Theodore White, uno de los analistas más elocuentes de lo que hace falta para llegar hasta la Casa Blanca, explicaba en su clásico The Making of the President 1960 que la política de Estados Unidos es el equivalente a un misterio, cuya solución se mantiene invisible hasta que llega la hora de las elecciones. A partir de ese momento, millones de votantes empiezan a encajar sus correspondientes piezas dentro de ese gran puzzle secreto, sin saber el resultado final de lo que el premio Pulitzer no dudó en describir como «la más impresionante transferencia de poder en el mundo».

A partir del próximo lunes, 1 de febrero, ese invisible misterio empezará a desvelarse en los caucuses de Iowa, seguidos una semana después por la cita con las urnas en New Hampshire. Precisamente desde la legendaria batalla política de 1960 (Nixon v. Kennedy), la selección de candidatos presidenciales se realiza en Estados Unidos de forma inexcusable a través del voto popular en un proceso de primarias cuyos resultados son meramente ratificados -no decididos- por el establishment del Partido Republicano y del Partido Demócrata.

En la noche gélida de Iowa donde arranca formalmente la carrera hacia la Casa Blanca, las asambleas populares convocadas en los 99 condados de ese Estado rural empiezan a repartir los delegados en las convenciones nacionales que cada partido celebrará en verano. Como resultado del profundo proceso de transformación en la política de Estados Unidos iniciado tras la Segunda Guerra Mundial, la mayoría de esos delegados determinará quién competirá por la presidencia en las elecciones generales convocadas para el 8 de noviembre de 2016.

Todo ese ciclo electoral resulta tan largo como fascinante. Apenas hace seis meses, la sucesión del presidente Barack Obama se planteaba en términos que recordaban demasiado a una especie de lucha dinástica: Bush III contra Clinton II. Es decir, un debate político demasiado predecible y encasillado para un país profundamente democrático, con «d» minúscula. Al final, los relojes blandos de la política americana han terminado por trasformar este nuevo ciclo electoral en lo más parecido a una rebelión contra lo predecible.

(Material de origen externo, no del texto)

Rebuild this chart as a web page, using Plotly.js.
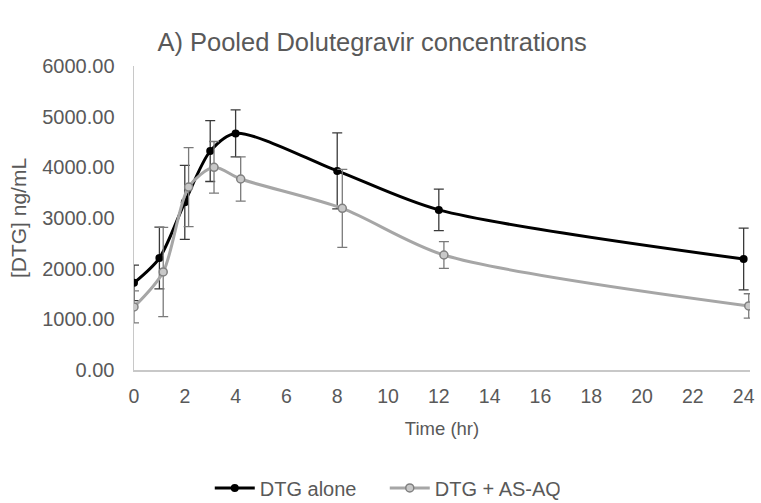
<!DOCTYPE html>
<html>
<head>
<meta charset="utf-8">
<script src="https://cdn.plot.ly/plotly-3.0.1.min.js"></script>
<style>html,body{margin:0;padding:0;background:#fff;}#chart{width:761px;height:503px;}</style>
</head>
<body>
<div id="chart"></div>
<script>
// Data
const seriesNames = ["DTG alone", "DTG + AS-AQ"];
const timeAlone = [0, 1, 2, 3, 4, 8, 12, 24];
const dtgAlone = [1720, 2210, 3310, 4320, 4670, 3930, 3160, 2190];
const dtgAloneSD = [350, 610, 730, 600, 465, 750, 410, 610];
const timeCombo = [0, 1.15, 2.15, 3.15, 4.2, 8.2, 12.2, 24.2];
const dtgCombo = [1245, 1935, 3610, 4000, 3770, 3190, 2270, 1265];
const dtgComboSD = [315, 880, 780, 510, 435, 770, 265, 240];
const xTicks = [0, 2, 4, 6, 8, 10, 12, 14, 16, 18, 20, 22, 24];
const yTicks = [0, 1000, 2000, 3000, 4000, 5000, 6000];

const font = "Liberation Sans, Arial, sans-serif";
const textColor = "#595959";

const traces = [
  {
    x: timeAlone, y: dtgAlone, name: seriesNames[0], type: "scatter", mode: "lines+markers",
    line: {color: "#000000", width: 3, shape: "spline", smoothing: 0.8},
    marker: {color: "#000000", size: 8, symbol: "circle"},
    error_y: {type: "data", array: dtgAloneSD, visible: true, color: "#3a3a3a", thickness: 1.3, width: 5}
  },
  {
    x: timeCombo, y: dtgCombo, name: seriesNames[1], type: "scatter", mode: "lines+markers",
    line: {color: "#a6a6a6", width: 3, shape: "spline", smoothing: 0.8},
    marker: {color: "#c8c8c8", size: 8, symbol: "circle", line: {color: "#808080", width: 1.5}},
    error_y: {type: "data", array: dtgComboSD, visible: true, color: "#7a7a7a", thickness: 1.3, width: 5}
  }
];

const layout = {
  width: 761, height: 503,
  margin: {l: 134, r: 11, t: 66, b: 133, autoexpand: false},
  paper_bgcolor: "#ffffff", plot_bgcolor: "#ffffff",
  font: {family: font, color: textColor, size: 18},
  title: {text: "A) Pooled Dolutegravir concentrations", font: {family: font, size: 25.5, color: textColor},
          x: 0.489, xanchor: "center", y: 1 - 42/503, yanchor: "middle"},
  xaxis: {
    range: [0, 24.25], tickvals: xTicks, ticktext: xTicks.map(String),
    showgrid: false, zeroline: false, showline: true, linecolor: "#c8c8c8", linewidth: 1.5,
    ticks: "", tickfont: {size: 19.5, color: textColor}, ticklabelstandoff: 8,
    title: {text: "Time (hr)", font: {size: 18.5, color: textColor}, standoff: 16}
  },
  yaxis: {
    range: [0, 6000], tickvals: yTicks, ticktext: yTicks.map(v => v.toFixed(2)),
    showgrid: false, zeroline: false, showline: true, linecolor: "#c8c8c8", linewidth: 1.5,
    ticks: "", tickfont: {size: 20, color: textColor}, ticklabelstandoff: 14,
    title: {text: "[DTG] ng/mL", font: {size: 21, color: textColor}, standoff: 10}
  },
  showlegend: true,
  legend: {orientation: "h", x: 0.123, xanchor: "left", y: -0.388, yanchor: "middle",
           font: {size: 20, color: textColor}, itemwidth: 40, entrywidth: 120}
};

Plotly.newPlot("chart", traces, layout, {staticPlot: true, displayModeBar: false});
</script>
</body>
</html>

La fase preliminar conocida como silent primary ha servido básicamente para formular una estruendosa insurgencia contra el establishment político, aprovechando las pautas ofrecidas por movimientos como Occupy Wall Street o el Tea Party. A ambos lados del espectro político, Donald Trump y Bernie Sanders llegan a la cita de Iowa impulsados por el evidente repudio que una parte del electorado americano siente hacia el status quo, las élites y la forma en que Estados Unidos ha salido de su gran crisis económica.

En lo que va de campaña, incluso por encima de la retórica más insultante, se ha impuesto un relato electoral trufado de populismo que a veces incluso llega a recordar a cambios fundamentales en la política de Estados Unidos como Franklin Delano Roosevelt en 1932 o Ronald Reagan en 1980. Sin olvidar una sobredosis añadida de polarización que ha llegado hasta el punto de ofrecer alguna esperanza para terceros candidatos independientes.

Irónicamente, toda esa visceralidad ha coincidido con un empeño del Washington oficial por comportarse de la forma más constructiva posible. Pese al disfuncional enfrentamiento partidista dentro de un sistema que requiere de consenso para obtener los mejores resultados, republicanos y demócratas han sido capaces de alcanzar un excepcional acuerdo presupuestario. Un pacto fiscal de dos años que sirve, entre cosas, para conjurar un cierre temporal de todos los servicios públicos no esenciales (government shutdown) o el apocalíptico impago de la deuda acumulada por las arcas públicas de Estados Unidos.

El problema es que todas esas buenas intenciones llegan demasiado tarde para influir de forma decisiva en ese secreto invisible que empezará a desvelarse a partir del 1 de febrero en Iowa.